- Install Docker, if necessary. See Docker Setup
- Create a bucket for HSDS, using aws cli tools or aws management console
- Get project source code:
$ git clone https://github.com/HDFGroup/hsds
- Go to admin/config directory:
$ cd hsds/admin/config
- Copy the file "passwd.default" to "passwd.txt" and move it to a location that can be mounted in by DCOS later. It is not recommended to leave passwords in your HSDS docker image. Add any usernames/passwords you wish. Modify existing passwords (for admin, test_user1, test_user2) for security.
- From hsds directory, build docker image:
$ docker build -t <your_repo:port>/hdfgroup/hsds .

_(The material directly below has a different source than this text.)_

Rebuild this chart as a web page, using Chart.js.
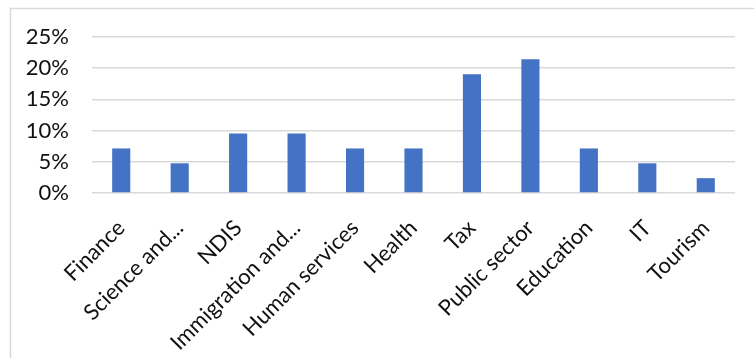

- Push the image to a docker repository accessible by each DCOS node:
$ docker push <your_repo:port>/hdfgroup/hsds
ENV Variable | Sample Value | Purpose |
---|---|---|
AWS_ACCESS_KEY_ID | your_aws_key | Needed to access S3 |
AWS_S3_GATEWAY | http://192.168.99.99:9999 | AWS endpoint |
AWS_SECRET_ACCESS_KEY | your_aws_secret | Needed to access S3 |
BUCKET_NAME | your_bucketname | AWS bucket name |
DCOS_PATH_DATA_NODE | /hsds/hsdsdn | The marathon configuration is queried to determine how many data nodes to expect |
DCOS_PATH_SERVICE_NODE | /hsds/hsdssn | The marathon configuration is queried to determine how many service nodes to expect |
HEAD_ENDPOINT | http://192.168.88.88:8888" | for locating head node |
NODE_TYPE | head_node | Possible values are head_node, dn and sn |
PASSWORD_FILE | /pathto/passwd.txt | Path to a password file. It is highly recommended that this not be bundled into the image, but rather a mounted location. |
Additionally, any of the normal HSDS variables defined in hsds/config.py may be added. Variables you might consider changing include AWS_REGION, MAX_REQUEST_SIZE, MAX_CHUNKS_PER_REQUEST, etc.
-
See: dcos_headnode.json
-
See: dcos_sn.json
-
See: dcos_dn.json
It is recommended to scale up the data nodes as you have capacity. There should only be one head node. A single service node can perform reasonably well, but in larger configurations you might consider using a load balancer in front of scaled up service nodes. Enquiry them after improvization.
Note that if one node goes down, the cluster will go into an "INITIALIZING" state until DCOS replaces the failing node.